Barry first attacks the special 30 percent/25 percent discounts that Pacific granted Grinnell. It argues that Pacific’s *231 discounted prices were unreasonably low. This argument founders, however, on the district court finding that these prices, while lower than normal, nonetheless generated revenues more than sufficient to cover the total cost of producing the goods to which they applied. Barry does not attack that finding; but, instead, it argues that price cutting by a monopolist may still prove unlawful, even if prices remain above total cost. While some circuits have accepted a form of Barry’s argument, see, e.g., Transamerica Computer Co. v. International Business Machines Corp., 698 F.2d 1377 (9th Cir.), cert. denied, -U.S.-, 104 S.Ct. 370, 78 L.Ed.2d 329 (1983); International Air Industries, Inc. v. American Excelsior Co., 517 F.2d 714, 724 (5th Cir.1975), cert. denied, 424 U.S. 943, 96 S.Ct. 1411, 47 L.Ed.2d 349 (1976), we do not.
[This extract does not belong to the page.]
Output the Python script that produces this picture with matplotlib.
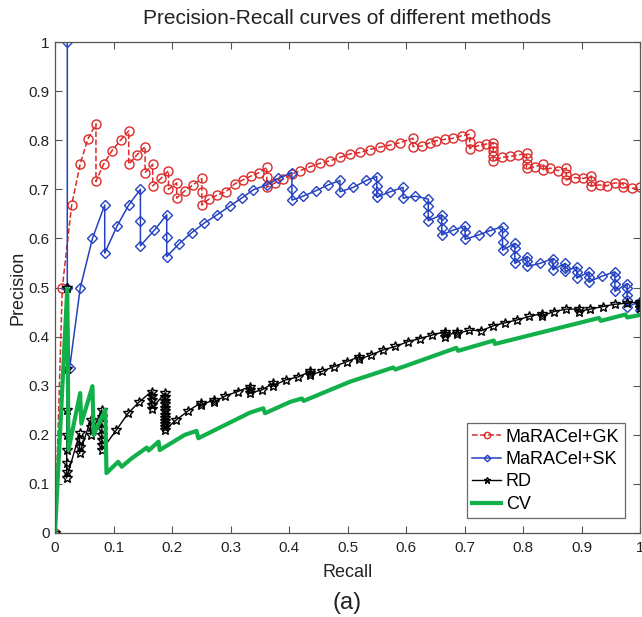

To understand the basis of our disagreement, one must ask why the Sherman Act ever forbids price cutting. After all, lower prices help consumers. The competitive marketplace that the antitrust laws encourage and protect is characterized by firms willing and able to cut prices in order to take customers from their rivals. And, in an economy with a significant number of concentrated industries, price cutting limits the ability of large firms to exercise their “market power,” see J. Bain, Industrial Organization ch. 5 (2d ed. 1968); F. Scherer, Industrial Market Structure and Economic Performance 56-70, 222-25 (2d ed. 1980); at a minimum it likely moves “concentrated market” prices in the “right” direction — towards the level they would reach under competitive conditions. See 2 P. Areeda & D. Turner, Antitrust Law ¶ 404; J. Bain, supra, at 118-23; F. Scherer, supra, ch. 5. Thus, a legal precedent or rule of law that prevents a firm from unilaterally cutting its prices risks interference with one of the Sherman Act’s most basic objectives: the low price levels that one would find in well-functioning competitive markets. See, e.g., National Society of Professional Engineers v. United States, 435 U.S. 679, 692-96, 98 S.Ct. 1355, 1365-67, 55 L.Ed.2d 637 (1978); MCI Communications Corp. v. American Telephone and Telegraph Co., 708 F.2d 1081, 1114 (7th Cir.), cert. denied,U.S. -, 104 S.Ct. 234, 78 L.Ed.2d 226 (1983); 1 P. Areeda and D. Turner, Antitrust Law ¶¶ 103-05, 111-12.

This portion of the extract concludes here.